◆ Dataset excerpt:

※ ※ ※

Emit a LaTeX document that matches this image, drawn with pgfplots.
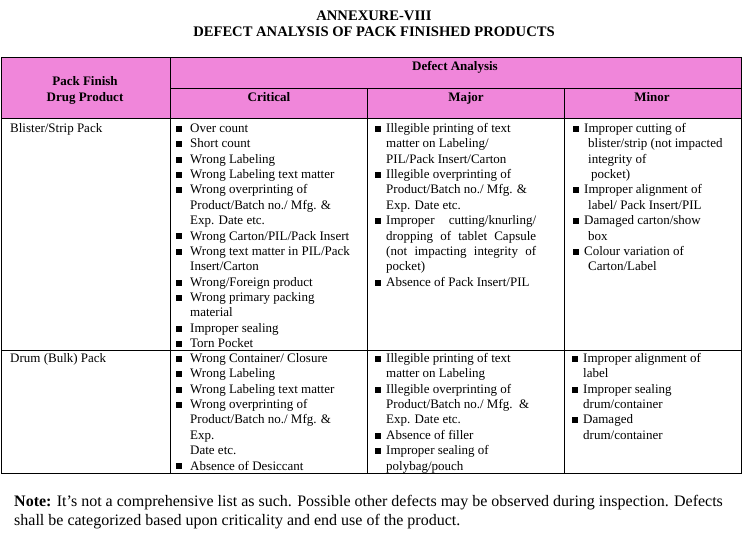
\documentclass[border=0pt]{standalone}
\usepackage{pgfplots}
\pgfplotsset{compat=1.18}
\usepackage{fontspec}
\setmainfont{Liberation Serif}
\definecolor{hdr}{RGB}{240,134,218}
\newcommand\bul{\rule[0.6pt]{6pt}{6pt}}
\newcommand\T[3]{\node[anchor=base west] at (axis cs:#1,#2) {#3};}
\newcommand\C[3]{\node[anchor=base] at (axis cs:#1,#2) {#3};}
\newcommand\BT[4]{\node[anchor=base west] at (axis cs:#1,#3) {\bul};\node[anchor=base west] at (axis cs:#2,#3) {#4};}
\tikzset{every node/.append style={inner sep=0pt, font=\fontsize{13}{15}\selectfont}}
\begin{document}
\begin{tikzpicture}
\begin{axis}[
 scale only axis, width=743pt, height=546pt,
 xmin=0, xmax=743, ymin=0, ymax=546, y dir=reverse,
 hide axis, clip=false,
]
\addplot[draw=none] coordinates {(0,0) (743,546)};
% header fill
\addplot[fill=hdr, draw=none] coordinates {(1,57) (741,57) (741,118) (1,118) (1,57)};
% borders
\addplot[black, line width=0.8pt] coordinates {(1,57) (741,57) (741,473) (1,473) (1,57) (741,57)};
\addplot[black, line width=0.8pt] coordinates {(170,88) (741,88)};
\addplot[black, line width=0.8pt] coordinates {(1,118) (741,118)};
\addplot[black, line width=0.8pt] coordinates {(1,350) (741,350)};
\addplot[black, line width=0.8pt] coordinates {(170,57) (170,473)};
\addplot[black, line width=0.8pt] coordinates {(367,88) (367,473)};
\addplot[black, line width=0.8pt] coordinates {(564,88) (564,473)};

% titles
\node[anchor=base, font=\fontsize{14.6}{16}\selectfont\bfseries] at (axis cs:374,20) {ANNEXURE-VIII};
\node[anchor=base, font=\fontsize{14.6}{16}\selectfont\bfseries] at (axis cs:374,36) {DEFECT ANALYSIS OF PACK FINISHED PRODUCTS};
% header
\C{85}{85.5}{\bfseries Pack Finish}
\C{85}{101.5}{\bfseries Drug Product}
\C{455}{70.5}{\bfseries Defect Analysis}
\C{269}{101.5}{\bfseries Critical}
\C{466}{101.5}{\bfseries Major}
\C{652}{101.5}{\bfseries Minor}
% row labels
\T{10}{132.5}{Blister/Strip Pack}
\T{10}{362.5}{Drum (Bulk) Pack}

% Critical - blister
\BT{176}{190}{132.5}{Over count}
\BT{176}{190}{147.9}{Short count}
\BT{176}{190}{163.2}{Wrong Labeling}
\BT{176}{190}{178.6}{Wrong Labeling text matter}
\BT{176}{190}{193.9}{Wrong overprinting of}
\T{190}{209.3}{Product/Batch no./ Mfg. \&}
\T{190}{224.7}{Exp. Date etc.}
\BT{176}{190}{240.0}{Wrong Carton/PIL/Pack Insert}
\BT{176}{190}{255.4}{Wrong text matter in PIL/Pack}
\T{190}{270.7}{Insert/Carton}
\BT{176}{190}{286.1}{Wrong/Foreign product}
\BT{176}{190}{301.5}{Wrong primary packing}
\T{190}{316.8}{material}
\BT{176}{190}{332.2}{Improper sealing}
\BT{176}{190}{347.5}{Torn Pocket}

% Major - blister
\BT{375}{386}{132.5}{Illegible printing of text}
\T{386}{147.9}{matter on Labeling/}
\T{386}{163.2}{PIL/Pack Insert/Carton}
\BT{375}{386}{178.6}{Illegible overprinting of}
\T{386}{193.9}{Product/Batch no./ Mfg. \&}
\T{386}{209.3}{Exp. Date etc.}
\BT{375}{386}{224.7}{\makebox[150pt][s]{Improper cutting/knurling/}}
\T{386}{240.0}{\makebox[150pt][s]{dropping of tablet Capsule}}
\T{386}{255.4}{\makebox[150pt][s]{(not impacting integrity of}}
\T{386}{270.7}{pocket)}
\BT{375}{386}{286.1}{Absence of Pack Insert/PIL}

% Minor - blister
\BT{573}{584}{132.5}{Improper cutting of}
\T{588}{147.9}{blister/strip (not impacted}
\T{588}{163.2}{integrity of}
\T{591}{178.6}{pocket)}
\BT{573}{584}{193.9}{Improper alignment of}
\T{588}{209.3}{label/ Pack Insert/PIL}
\BT{573}{584}{224.7}{Damaged carton/show}
\T{588}{240.0}{box}
\BT{573}{584}{255.4}{Colour variation of}
\T{588}{270.7}{Carton/Label}

% Critical - drum
\BT{176}{190}{362.5}{Wrong Container/ Closure}
\BT{176}{190}{377.9}{Wrong Labeling}
\BT{176}{190}{393.2}{Wrong Labeling text matter}
\BT{176}{190}{408.6}{Wrong overprinting of}
\T{190}{423.9}{Product/Batch no./ Mfg. \&}
\T{190}{439.3}{Exp.}
\T{190}{454.7}{Date etc.}
\BT{176}{190}{470.0}{Absence of Desiccant}

% Major - drum
\BT{375}{386}{362.5}{Illegible printing of text}
\T{386}{377.9}{matter on Labeling}
\BT{375}{386}{393.2}{Illegible overprinting of}
\T{386}{408.6}{Product/Batch no./ Mfg.\ \ \&}
\T{386}{423.9}{Exp. Date etc.}
\BT{375}{386}{439.3}{Absence of filler}
\BT{375}{386}{454.7}{Improper sealing of}
\T{386}{470.0}{polybag/pouch}

% Minor - drum
\BT{572}{583}{362.5}{Improper alignment of}
\T{583}{377.9}{label}
\BT{572}{583}{393.2}{Improper sealing}
\T{583}{408.6}{drum/container}
\BT{572}{583}{423.9}{Damaged}
\T{583}{439.3}{drum/container}

% note
\node[anchor=base west, font=\fontsize{16}{19}\selectfont] at (axis cs:14,506) {\textbf{Note:} It's not a comprehensive list as such. Possible other defects may be observed during inspection. Defects};
\node[anchor=base west, font=\fontsize{16}{19}\selectfont] at (axis cs:14,525) {shall be categorized based upon criticality and end use of the product.};
\end{axis}
\end{tikzpicture}
\end{document}
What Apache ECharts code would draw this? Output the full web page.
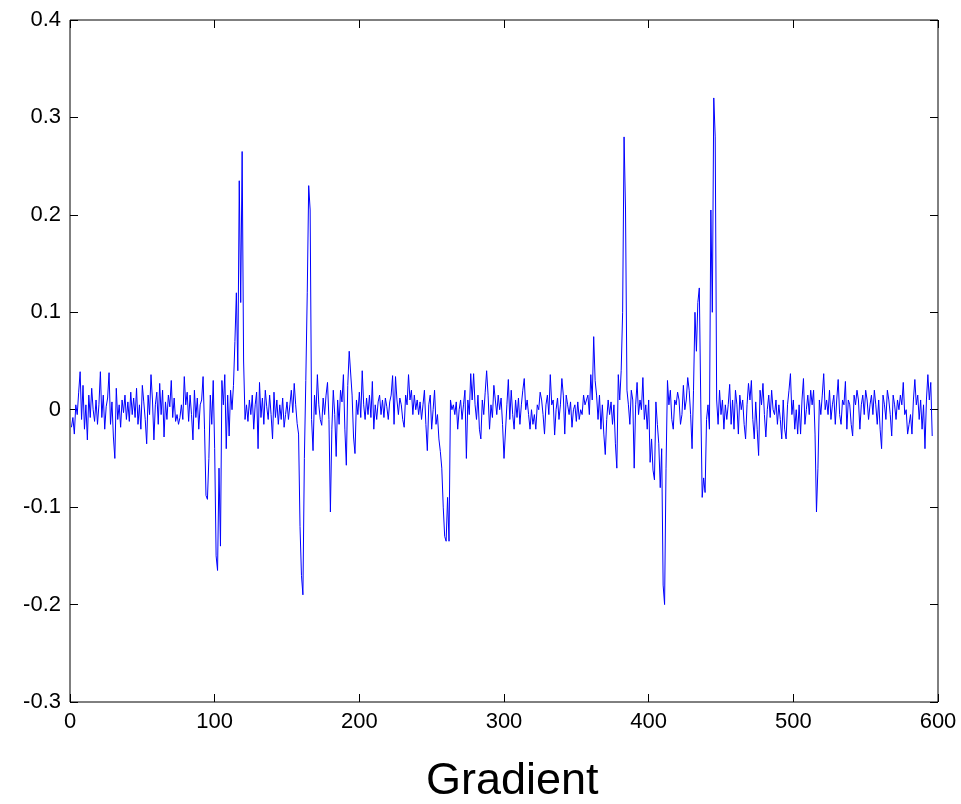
<!DOCTYPE html>
<html>
<head>
<meta charset="utf-8">
<script src="https://cdn.jsdelivr.net/npm/echarts@6/dist/echarts.min.js"></script>
<style>
    html, body { margin: 0; padding: 0; background: #fff; }
    #main { width: 961px; height: 804px; }
</style>
</head>
<body>
<div id="main"></div>
<script>
// gradient values, in thousandths, x = 1, 2, 3 ...
var grad1 = [
    -18, -8, -25, 5, -5, 18, 39, -10, 25, -20,
    5, -31, 15, -8, 22, 0, -12, 10, -15, 5,
    39, -8, 15, -20, 3, 12, 38, -15, 8, -28,
    -50, 22, -10, 5, -18, 10, -3, 15, -10, 8,
    -12, 18, -5, 12, -8, 22, -15, 5, -20, 25,
    8, -10, -35, 15, -5, 36, 10, -31, 5, 18,
    -15, 27, -5, 20, -28, 8, -10, 15, 3, 30,
    -8, 12, -12, -5, -15, -8, 5, -10, 34, 5,
    18, -12, 15, -5, -31, 20, -8, 12, -20, 5,
    10, 34, -20, -88, -92, -50, 15, -15, 30, -40,
]
var grad2 = [
    -150, -165, -60, -140, 30, 5, 36, -40, 15, -27,
    20, 0, 25, 70, 120, 40, 235, 110, 265, 50,
    -10, 5, -12, 10, -5, 15, -20, 5, 18, -40,
    28, -8, 12, -15, 20, 3, -10, 15, -5, -30,
    18, -8, 10, -15, 5, -10, 12, -18, -5, 8,
    -10, 5, 20, -3, 27, 5, -14, -25, -120, -170,
    -190, -50, 30, 120, 230, 205, -10, -42, 15, -5,
    36, 5, -10, -16, 12, -5, 15, 28, -10, -105,
    -20, 20, -5, -48, 10, -15, 20, 8, 36, -20,
    -57, 25, 60, 62, 15, -28, -45, 10, -5, 18,
]
var grad3 = [
    -8, 40, 5, -10, 12, -5, 15, -8, 29, -20,
    5, -10, 8, 15, -5, 10, -8, 12, 3, -10,
    8, 15, 35, -15, 34, 10, -5, 12, 5, -10,
    -18, 15, 5, 36, 10, 20, -5, 15, 0, 10,
    -5, 8, -10, 5, 20, -15, -42, 5, 15, -20,
    0, 20, -15, -5, -30, -43, -60, -100, -130, -135,
    -90, -135, 10, 0, 5, -5, 8, -20, 0, 10,
    -10, 5, 20, -50, 10, -5, 37, 10, 37, 5,
    -10, 15, -20, -30, 10, -5, 18, 40, 15, -20,
    5, -8, 25, 10, -5, 15, 0, 12, -15, -50,
]
var grad4 = [
    -48, 5, 31, -10, 20, -5, -20, 10, -8, 12,
    -15, 5, 20, 32, 0, 10, -5, -20, 0, -15,
    -5, -20, 5, 0, 18, 10, -5, -25, 5, 15,
    -5, 36, 5, 10, -26, 0, 12, -10, 5, 32,
    15, -25, 15, 5, -5, 8, -18, 0, 5, -12,
    8, -10, 0, -5, 15, 5, 10, 15, -5, 36,
    10, 75, 30, 15, -10, 15, -20, 5, -25, -46,
    -10, 10, -5, 8, -15, 5, -35, -60, 36, 10,
    40, 100, 280, 205, 20, 5, -15, 20, 10, -60,
    5, 28, -5, 10, 0, 33, -10, 5, -20, 10,
]
var grad5 = [
    -54, -30, -62, -72, 8, -15, -35, -80, -40, -180,
    -200, -60, 30, 5, 20, -10, -20, 10, 5, 18,
    10, -15, -5, 25, 0, 10, 33, 20, -5, -40,
    20, 100, 60, 110, 125, 10, -90, -70, -85, -10,
    5, -20, 205, 100, 320, 280, 10, -15, 20, -5,
    10, -20, 5, -10, 5, 26, -15, 10, -20, 20,
    5, -25, 15, 0, 10, -15, -30, 5, 27, 10,
    30, -10, -30, 8, -20, -47, 20, 5, 27, -5,
    -28, 0, 15, -8, 20, 0, -5, 10, -15, 5,
    -10, -30, 10, -20, -30, 5, 20, 37, -5, 10,
]
var grad6 = [
    -20, 0, -25, 5, -25, 10, 32, -15, 0, 15,
    -5, 20, 5, 20, -25, -105, -60, 10, -5, 15,
    37, 0, 10, -5, 20, -10, 5, 15, -15, 10,
    31, -5, -15, 10, 5, 29, -20, 10, 5, -15,
    -27, 15, 5, 20, 10, -20, 5, 15, -5, 20,
    10, -10, 5, 15, -5, 20, 5, -15, 10, -20,
    -40, 15, 5, -10, 20, 10, -5, -27, 15, 5,
    -10, 10, 0, 15, 5, 28, -5, 0, -25, -15,
    -5, -25, 10, 31, 5, 15, -10, 10, -20, 5,
    -40, 10, 36, 10, 28, -27,
]

var xTicks = [0, 100, 200, 300, 400, 500, 600]
var yTicks = [-0.3, -0.2, -0.1, 0, 0.1, 0.2, 0.3, 0.4]
var chartTitle = 'Gradient'

var font = 'Liberation Sans, Arial, Helvetica, sans-serif'

var buildData = () => {
    var all = grad1.concat(grad2, grad3, grad4, grad5, grad6)
    var data = []
    for (var i = 0; i < all.length; i++) {
        data.push([i + 1, all[i] / 1000])
    }
    return data
}

var tickStyle = { show: true, inside: true, length: 8, lineStyle: { color: '#000', width: 1 } }

var xAxisOf = (position, showLabel) => {
    return {
        type: 'value',
        position: position,
        min: xTicks[0],
        max: xTicks[xTicks.length - 1],
        interval: xTicks[1] - xTicks[0],
        axisLine: { show: false, onZero: false },
        axisTick: tickStyle,
        splitLine: { show: false },
        axisLabel: {
            show: showLabel,
            color: '#000',
            fontFamily: font,
            fontSize: 22,
            margin: 9,
        },
    }
}

var yAxisOf = (position, showLabel) => {
    return {
        type: 'value',
        position: position,
        min: yTicks[0],
        max: yTicks[yTicks.length - 1],
        interval: 0.1,
        axisLine: { show: false, onZero: false },
        axisTick: tickStyle,
        splitLine: { show: false },
        axisLabel: {
            show: showLabel,
            color: '#000',
            fontFamily: font,
            fontSize: 22,
            margin: 9,
            formatter: (v) => {
                var s = Number(v.toFixed(1))
                return String(s)
            },
        },
    }
}

var showChart = () => {
    var element = document.querySelector('#main')
    var myChart = echarts.init(element, null, { renderer: 'canvas' })
    var option = {
        animation: false,
        backgroundColor: '#fff',
        grid: {
            left: 70,
            right: 23,
            top: 20,
            bottom: 102,
            show: true,
            borderColor: '#000',
            borderWidth: 1,
            backgroundColor: 'transparent',
        },
        xAxis: [xAxisOf('bottom', true), xAxisOf('top', false)],
        yAxis: [yAxisOf('left', true), yAxisOf('right', false)],
        graphic: [
            {
                type: 'text',
                left: 426,
                top: 759,
                style: {
                    text: chartTitle,
                    fill: '#000',
                    font: '45px ' + font,
                },
            },
        ],
        series: [
            {
                type: 'line',
                data: buildData(),
                showSymbol: false,
                symbol: 'none',
                lineStyle: { color: '#0000ff', width: 1 },
                z: 1,
            },
        ],
    }
    myChart.setOption(option)
}

var __main = () => {
    showChart()
}
__main()
</script>
</body>
</html>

※ ※ ※

◆ Exercise: Where a line holds "this", copy that line.

◆ Full response:
Emit a LaTeX document that matches this image, drawn with pgfplots.
What Apache ECharts code would draw this? Output the full web page.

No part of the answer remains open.